The variation on the test is around +-10%, with the per-sb shrinkers
averaging about 5% lower time to reclaim. This is within the error
margin of the test, so it's not really a conclusive win, but it is
certainly shows that it does not slow anything down. If you've got a
better way to test it, then I'm all ears....

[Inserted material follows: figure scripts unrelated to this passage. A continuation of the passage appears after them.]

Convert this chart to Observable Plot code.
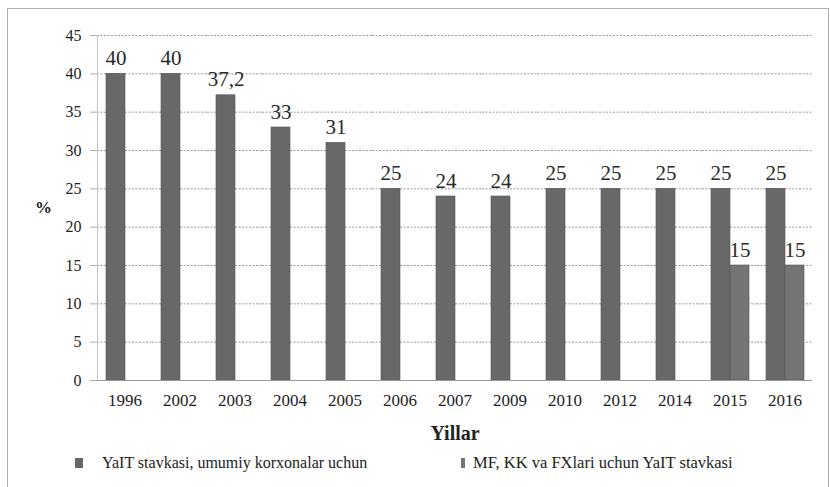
<!DOCTYPE html>
<html>
<head>
<meta charset="utf-8">
<script src="https://cdn.jsdelivr.net/npm/d3@7"></script>
<script src="https://cdn.jsdelivr.net/npm/@observablehq/plot@0.6"></script>
<style>
  body { margin: 0; background: #fff; }
  #wrap { position: relative; width: 830px; height: 487px; overflow: hidden; font-family: 'Liberation Serif', 'Times New Roman', 'DejaVu Serif', serif; color: #222; }
  #frame { position: absolute; left: 7px; top: 8px; width: 822px; height: 500px; border: 1px solid #b0b0b0; box-sizing: border-box; }
  #chart { position: absolute; left: 0; top: 0; }
  #chart svg, #chart svg text { font-family: 'Liberation Serif', 'Times New Roman', 'DejaVu Serif', serif; }
  #ylab { position: absolute; left: 35px; top: 198px; font-weight: bold; font-size: 17px; }
  .leg { position: absolute; top: 453px; display: flex; align-items: center; white-space: nowrap; line-height: 20px; }
  .sw { display: inline-block; background: #6e6e6e; }
  g[aria-label="fx-axis label"], g[aria-label="fx-axis label"] text { font-weight: bold; font-size: 20px; }
</style>
</head>
<body>
<div id="wrap">
  <div id="frame"></div>
  <div id="chart"></div>
  <div id="ylab">%</div>
  <div id="legend"></div>
</div>
<script>
// ---- data ----
const years = ["1996", "2002", "2003", "2004", "2005", "2006", "2007", "2009", "2010", "2012", "2014", "2015", "2016"];
const generalRate = [40, 40, 37.2, 33, 31, 25, 24, 24, 25, 25, 25, 25, 25];
const smallRate = [null, null, null, null, null, null, null, null, null, null, null, 15, 15];
const seriesNames = ["YaIT stavkasi, umumiy korxonalar uchun", "MF, KK va FXlari uchun YaIT stavkasi"];
const yTicks = [0, 5, 10, 15, 20, 25, 30, 35, 40, 45];
const xTitle = "Yillar";

// ---- table ----
const rows = [];
years.forEach((y, i) => {
  if (generalRate[i] != null) rows.push({year: y, series: seriesNames[0], value: generalRate[i]});
  if (smallRate[i] != null) rows.push({year: y, series: seriesNames[1], value: smallRate[i]});
});
const fmt = v => String(v).replace(".", ",");
const colors = ["#686868", "#747474"];

const chart = Plot.plot({
  width: 830,
  height: 450,
  marginLeft: 95,
  marginRight: 17,
  marginTop: 35,
  marginBottom: 70,
  style: {fontSize: "16px", color: "#222", background: "transparent", overflow: "visible"},
  fx: {domain: years, padding: 0},
  x: {domain: seriesNames, paddingInner: 0, paddingOuter: 0.42, axis: null},
  y: {domain: [0, 45]},
  color: {domain: seriesNames, range: colors},
  marks: [
    Plot.gridY(yTicks.slice(1), {stroke: "#808080", strokeOpacity: 0.9, strokeDasharray: "2,1.5", strokeWidth: 0.9}),
    Plot.frame({anchor: "left", stroke: "#c4c4c4", facet: "super"}),
    Plot.barY(rows, {fx: "year", x: "series", y: "value", fill: "series", stroke: "#555", strokeWidth: 0.6}),
    Plot.ruleY([0], {stroke: "#9a9a9a", strokeWidth: 1}),
    Plot.text(rows, {fx: "year", x: "series", y: "value", text: d => fmt(d.value), lineAnchor: "bottom", dy: -9, fontSize: 21, fill: "#2a2a2a"}),
    Plot.axisY({ticks: yTicks, tickSize: 7, tickPadding: 9, stroke: "#aaa", fill: "#222", fontSize: 16, label: null}),
    Plot.axisFx({anchor: "bottom", tickSize: 0, tickPadding: 13, fontSize: 17, fill: "#222", label: xTitle, labelAnchor: "center", labelOffset: 59, labelArrow: "none"})
  ]
});
document.getElementById("chart").appendChild(chart);

// ---- legend ----
const legend = document.getElementById("legend");
const legItems = [
  {left: 75, sw: [8, 10], gap: 19, size: 16},
  {left: 461, sw: [4, 10], gap: 8, size: 16.5}
];
seriesNames.forEach((name, i) => {
  const it = legItems[i];
  const d = document.createElement("div");
  d.className = "leg";
  d.style.left = it.left + "px";
  d.style.fontSize = it.size + "px";
  const s = document.createElement("span");
  s.className = "sw";
  s.style.width = it.sw[0] + "px";
  s.style.height = it.sw[1] + "px";
  s.style.background = colors[i];
  s.style.marginRight = it.gap + "px";
  d.appendChild(s);
  d.appendChild(document.createTextNode(name));
  legend.appendChild(d);
});
</script>
</body>
</html>
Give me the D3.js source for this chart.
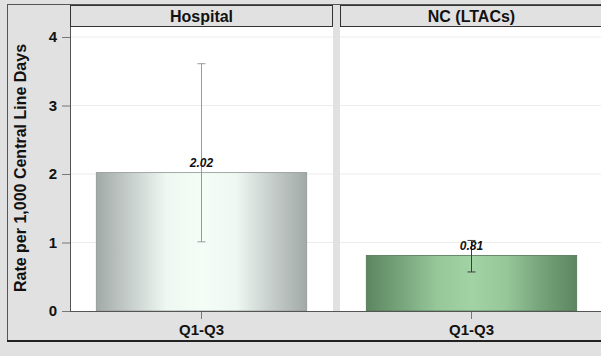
<!DOCTYPE html>
<html lang="en">
<head>
  <meta charset="utf-8">
  <title>Rate per 1,000 Central Line Days</title>
  <script src="https://cdn.jsdelivr.net/npm/d3@7"></script>
  <style>
    body { margin: 0; background: #e1e1e1; }
    text { font-family: "Liberation Sans", Arial, sans-serif; }
  </style>
</head>
<body>
<script>
  // data
  var panels = ["Hospital", "NC (LTACs)"];
  var categories = ["Q1-Q3"];
  var rates = [2.02, 0.81];
  var lower = [1.01, 0.57];
  var upper = [3.61, 1.03];
  var yTicks = [0, 1, 2, 3, 4];

  var w = 601, h = 356;
  var plotTop = 27, plotBottom = 311;
  var panelW = 263, gap = 7, left = 70;

  var svg = d3.select("body").append("svg")
    .attr("width", w)
    .attr("height", h);

  // gradients for the bars
  var defs = svg.append("defs");
  var grads = [
    ["g0", ["#a2aaa8", "#c8cfcd", "#eef8f1", "#f4fef7", "#eef7f1", "#c6cdcb", "#a2aaa8"]],
    ["g1", ["#5c8661", "#78a57c", "#95c799", "#a1d3a5", "#95c799", "#76a37a", "#5c8661"]]
  ];
  grads.forEach(function (g) {
    var lg = defs.append("linearGradient").attr("id", g[0])
      .attr("x1", "0%").attr("x2", "100%").attr("y1", "0%").attr("y2", "0%");
    g[1].forEach(function (c, i) {
      lg.append("stop").attr("offset", (i / (g[1].length - 1) * 100) + "%").attr("stop-color", c);
    });
  });

  // outer frame
  svg.append("rect")
    .attr("x", 7.5).attr("y", 4.5)
    .attr("width", w).attr("height", 336)
    .attr("fill", "#e1e1e1")
    .attr("stroke", "#555");
  svg.append("line")
    .attr("x1", 7).attr("x2", w).attr("y1", 341).attr("y2", 341)
    .attr("stroke", "#222").attr("stroke-width", 2);

  var y = d3.scaleLinear().domain([0, 4]).range([plotBottom, 37]);

  panels.forEach(function (name, p) {
    var x0 = left + p * (panelW + gap);
    var x = d3.scaleBand().domain(categories)
      .range([x0, x0 + panelW])
      .paddingInner(0.2).paddingOuter(0.1);

    var g = svg.append("g");

    // plot background
    g.append("rect")
      .attr("x", x0).attr("y", plotTop)
      .attr("width", panelW).attr("height", plotBottom - plotTop)
      .attr("fill", "#fff");

    // gridlines
    g.selectAll(".grid").data(yTicks.slice(1)).enter()
      .append("line")
      .attr("x1", x0).attr("x2", x0 + panelW)
      .attr("y1", function (d) { return y(d); })
      .attr("y2", function (d) { return y(d); })
      .attr("stroke", "#ececec");

    // header strip
    g.append("rect")
      .attr("x", x0 + 0.5).attr("y", 5.5)
      .attr("width", panelW - 1).attr("height", 21)
      .attr("fill", "#e1e1e1")
      .attr("stroke", "#333");
    g.append("text")
      .attr("x", x0 + panelW / 2).attr("y", 22)
      .attr("text-anchor", "middle")
      .attr("font-size", "16px").attr("font-weight", "bold")
      .attr("fill", "#111")
      .text(name);

    // bar
    g.append("rect")
      .attr("x", x(categories[0]))
      .attr("y", y(rates[p]))
      .attr("width", x.bandwidth())
      .attr("height", y(0) - y(rates[p]))
      .attr("fill", "url(#g" + p + ")")
      .attr("stroke", p === 0 ? "#8e9694" : "#4f7553")
      .attr("stroke-width", 0.8);

    // error bar
    var cx = x(categories[0]) + x.bandwidth() / 2;
    var ec = p === 0 ? "#9a9a9a" : "#3c3c3c";
    g.append("line")
      .attr("x1", cx).attr("x2", cx)
      .attr("y1", y(lower[p])).attr("y2", y(upper[p]))
      .attr("stroke", ec);
    [lower[p], upper[p]].forEach(function (v) {
      g.append("line")
        .attr("x1", cx - 4).attr("x2", cx + 4)
        .attr("y1", y(v)).attr("y2", y(v))
        .attr("stroke", ec);
    });

    // value label
    g.append("text")
      .attr("x", cx).attr("y", y(rates[p]) - 6)
      .attr("text-anchor", "middle")
      .attr("font-size", "12px").attr("font-weight", "bold")
      .attr("font-style", "italic")
      .attr("fill", "#111")
      .text(rates[p].toFixed(2));

    // x axis
    var xAxis = d3.axisBottom(x).tickSizeInner(8).tickSizeOuter(0).tickPadding(5);
    var ax = g.append("g")
      .attr("transform", "translate(0," + plotBottom + ")")
      .call(xAxis);
    ax.select(".domain").remove();
    ax.selectAll(".tick line").attr("stroke", "#777");
    ax.selectAll("text")
      .attr("font-size", "15px").attr("font-weight", "bold")
      .attr("fill", "#111");
  });

  // axis line across both panels
  svg.append("line")
    .attr("x1", left).attr("x2", w)
    .attr("y1", plotBottom + 0.5).attr("y2", plotBottom + 0.5)
    .attr("stroke", "#555");

  // y axis
  var yAxis = d3.axisLeft(y).tickValues(yTicks).tickSizeInner(8).tickSizeOuter(0)
    .tickPadding(5).tickFormat(d3.format("d"));
  var ay = svg.append("g")
    .attr("transform", "translate(" + left + ",0)")
    .call(yAxis);
  ay.select(".domain").remove();
  ay.selectAll(".tick line").attr("stroke", "#777");
  ay.selectAll("text")
    .attr("font-size", "15px").attr("font-weight", "bold")
    .attr("fill", "#111");
  svg.append("line")
    .attr("x1", left + 0.5).attr("x2", left + 0.5)
    .attr("y1", plotTop).attr("y2", plotBottom)
    .attr("stroke", "#555");

  // y axis label
  svg.append("text")
    .attr("transform", "rotate(-90)")
    .attr("x", -168).attr("y", 26)
    .attr("text-anchor", "middle")
    .attr("font-size", "16px").attr("font-weight", "bold")
    .attr("fill", "#111")
    .text("Rate per 1,000 Central Line Days");
</script>
</body>
</html>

> > What this patch series does is take that implicit relationship and
> > make it explicit.  It also allows other filesystem caches to tie
> > into the relationship if they need to (e.g. the XFS inode cache).
> > What it _doesn't do_ is change the macro level behaviour of the
> > shrinkers...
> > 
> > > What allocation/reclaim really wants (for good scalability and NUMA
> > > characteristics) is per-zone lists for these things. It's easy to
> > > convert a single list into per-zone lists.
> > >
> > > It is much harder to convert per-sb lists into per-sb x per-zone lists.
> > 
> > No it's not. Just convert the s_{dentry,inode}_lru lists on each
> > superblock and call the shrinker with a new zone mask field to pick
> > the correct LRU. That's no harder than converting a global LRU.
> > Anyway, you'd still have to do per-sb x per-zone lists for the dentry LRUs,
> > so changing the inode cache to per-sb makes no difference.
> Right, it just makes it harder to do. By much harder, I did mostly mean
> the extra memory overhead.

You've still got to allocate that extra memory on the per-sb dentry
LRUs so it's not really a valid argument. IOWs, if it's too much
memory for per-sb inode LRUs, then it's too much memory for the
per-sb dentry LRUs as well...

> If there is *no* benefit from doing per-sb
> icache then I would question whether we should.

The same vague questions wondering about the benefit of per-sb
dentry LRUs were raised when I first proposed them years ago, and
look where we are now.  Besides, focussing on whether this one patch
is a benefit or not is really missing the point because it's the
benefits of this patchset as a whole that need to be considered....


Dave Chinner